DATA
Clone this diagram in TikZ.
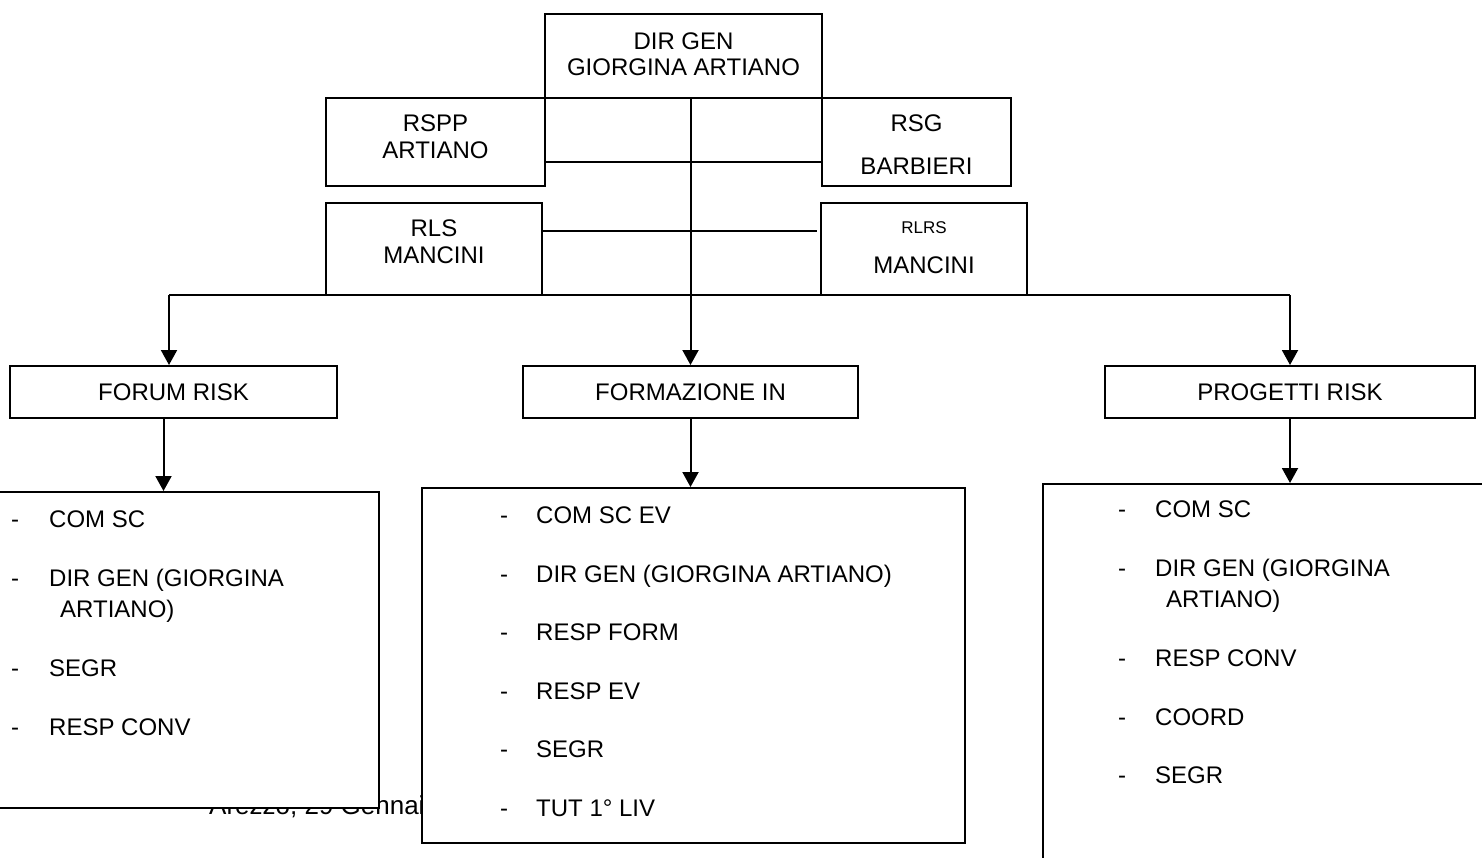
\documentclass[tikz,border=0pt]{standalone}
\usepackage{fontspec}
\setmainfont{Liberation Sans}
\usetikzlibrary{arrows.meta,positioning}

\tikzset{
  unit/.style={draw, line width=2pt, fill=white, inner sep=0pt},
  voce/.style={anchor=base west, inner sep=0pt},
  link/.style={line width=2pt},
  freccia/.style={line width=2pt, -{Triangle[width=16pt,length=15pt]}},
}

\begin{document}
\begin{tikzpicture}[x=1pt,y=-1pt, font=\fontsize{24}{28}\selectfont]
    \useasboundingbox (0,0) rectangle (1482,857);
    \clip (0,0) rectangle (1482,857);
    % riga in fondo, coperta in parte dai riquadri
    \node[voce, font=\fontsize{26}{30}\selectfont] (luogo) at (209,814) {Arezzo, 29 Gennaio};

    % vertice
    \node[unit, minimum width=277pt, minimum height=84pt] (dirgen) at (683.5,56) {};
    \node (dirgenA) at (683.5,41) {DIR GEN};
    \node (dirgenB) at (683.5,67.5) {GIORGINA ARTIANO};

    \node[unit, minimum width=219pt, minimum height=88pt] (rspp) at (435.5,142) {};
    \node (rsppA) at (435.5,123) {RSPP};
    \node (rsppB) at (435.5,150) {ARTIANO};

    \node[unit, minimum width=189pt, minimum height=88pt] (rsg) at (916.5,142) {};
    \node (rsgA) at (916.5,123) {RSG};
    \node (rsgB) at (916.5,166) {BARBIERI};

    \node[unit, minimum width=216pt, minimum height=92pt] (rls) at (434,249) {};
    \node (rlsA) at (434,228) {RLS};
    \node (rlsB) at (434,255) {MANCINI};

    \node[unit, minimum width=206pt, minimum height=92pt] (rlrs) at (924,249) {};
    \node[font=\fontsize{17}{20}\selectfont] (rlrsA) at (924,228) {RLRS};
    \node (rlrsB) at (924,265) {MANCINI};

    \draw[link] ([yshift=-20pt]rspp.east) -- ([yshift=-20pt]rsg.west);
    \draw[link] ([yshift=18pt]rls.east) -- ([xshift=-3pt,yshift=18pt]rlrs.west);

    % aree
    \node[unit, minimum width=327pt, minimum height=52pt] (forum) at (173.5,392) {FORUM RISK};
    \node[unit, minimum width=335pt, minimum height=52pt] (formaz) at (690.5,392) {FORMAZIONE IN};
    \node[unit, minimum width=370pt, minimum height=52pt] (progetti) at (1290,392) {PROGETTI RISK};

    \coordinate (ramo) at (169,295);
    \draw[link] (ramo) -- (progetti.north |- ramo);
    \draw[freccia] (ramo) -- (ramo |- forum.north);
    \draw[freccia] (formaz.north |- dirgen.south) -- (formaz.north);
    \draw[freccia] (progetti.north |- ramo) -- (progetti.north);

    % componenti
    \node[unit, minimum width=389pt, minimum height=316pt] (listaF) at (184.5,650) {};
    \node[unit, minimum width=543pt, minimum height=355pt] (listaI) at (693.5,665.5) {};
    \node[unit, minimum width=457pt, minimum height=396pt] (listaP) at (1271.5,682) {};

    \draw[freccia] ([xshift=-10pt]forum.south) -- ([xshift=-10pt]forum.south |- listaF.north);
    \draw[freccia] (formaz.south) -- (formaz.south |- listaI.north);
    \draw[freccia] (progetti.south) -- (progetti.south |- listaP.north);

    \foreach \y/\testo [count=\k] in {527/COM SC, 586/DIR GEN (GIORGINA, 676/SEGR, 735/RESP CONV}
    {
      \node[voce] (fd\k) at (11,\y) {-};
      \node[voce] (ft\k) at (49,\y) {\testo};
    }
    \node[voce] (ft5) at (60,617) {ARTIANO)};

    \foreach \y/\testo [count=\k] in {523/COM SC EV, 582/DIR GEN (GIORGINA ARTIANO), 640/RESP FORM, 699/RESP EV, 757/SEGR, 816/TUT 1° LIV}
    {
      \node[voce] (id\k) at (500,\y) {-};
      \node[voce] (it\k) at (536,\y) {\testo};
    }

    \foreach \y/\testo [count=\k] in {517/COM SC, 576/DIR GEN (GIORGINA, 666/RESP CONV, 725/COORD, 783/SEGR}
    {
      \node[voce] (pd\k) at (1118,\y) {-};
      \node[voce] (pt\k) at (1155,\y) {\testo};
    }
    \node[voce] (pt6) at (1166,607) {ARTIANO)};
\end{tikzpicture}
\end{document}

AIM OF THE EXERCISE
Print, exactly as written, the lines above from the first one to the one containing "(rlrsB) at (924,265)". Leave out pictures.

SOLUTION TO THIS TASK
Clone this diagram in TikZ.
\documentclass[tikz,border=0pt]{standalone}
\usepackage{fontspec}
\setmainfont{Liberation Sans}
\usetikzlibrary{arrows.meta,positioning}

\tikzset{
  unit/.style={draw, line width=2pt, fill=white, inner sep=0pt},
  voce/.style={anchor=base west, inner sep=0pt},
  link/.style={line width=2pt},
  freccia/.style={line width=2pt, -{Triangle[width=16pt,length=15pt]}},
}

\begin{document}
\begin{tikzpicture}[x=1pt,y=-1pt, font=\fontsize{24}{28}\selectfont]
    \useasboundingbox (0,0) rectangle (1482,857);
    \clip (0,0) rectangle (1482,857);
    % riga in fondo, coperta in parte dai riquadri
    \node[voce, font=\fontsize{26}{30}\selectfont] (luogo) at (209,814) {Arezzo, 29 Gennaio};

    % vertice
    \node[unit, minimum width=277pt, minimum height=84pt] (dirgen) at (683.5,56) {};
    \node (dirgenA) at (683.5,41) {DIR GEN};
    \node (dirgenB) at (683.5,67.5) {GIORGINA ARTIANO};

    \node[unit, minimum width=219pt, minimum height=88pt] (rspp) at (435.5,142) {};
    \node (rsppA) at (435.5,123) {RSPP};
    \node (rsppB) at (435.5,150) {ARTIANO};

    \node[unit, minimum width=189pt, minimum height=88pt] (rsg) at (916.5,142) {};
    \node (rsgA) at (916.5,123) {RSG};
    \node (rsgB) at (916.5,166) {BARBIERI};

    \node[unit, minimum width=216pt, minimum height=92pt] (rls) at (434,249) {};
    \node (rlsA) at (434,228) {RLS};
    \node (rlsB) at (434,255) {MANCINI};

    \node[unit, minimum width=206pt, minimum height=92pt] (rlrs) at (924,249) {};
    \node[font=\fontsize{17}{20}\selectfont] (rlrsA) at (924,228) {RLRS};
    \node (rlrsB) at (924,265) {MANCINI};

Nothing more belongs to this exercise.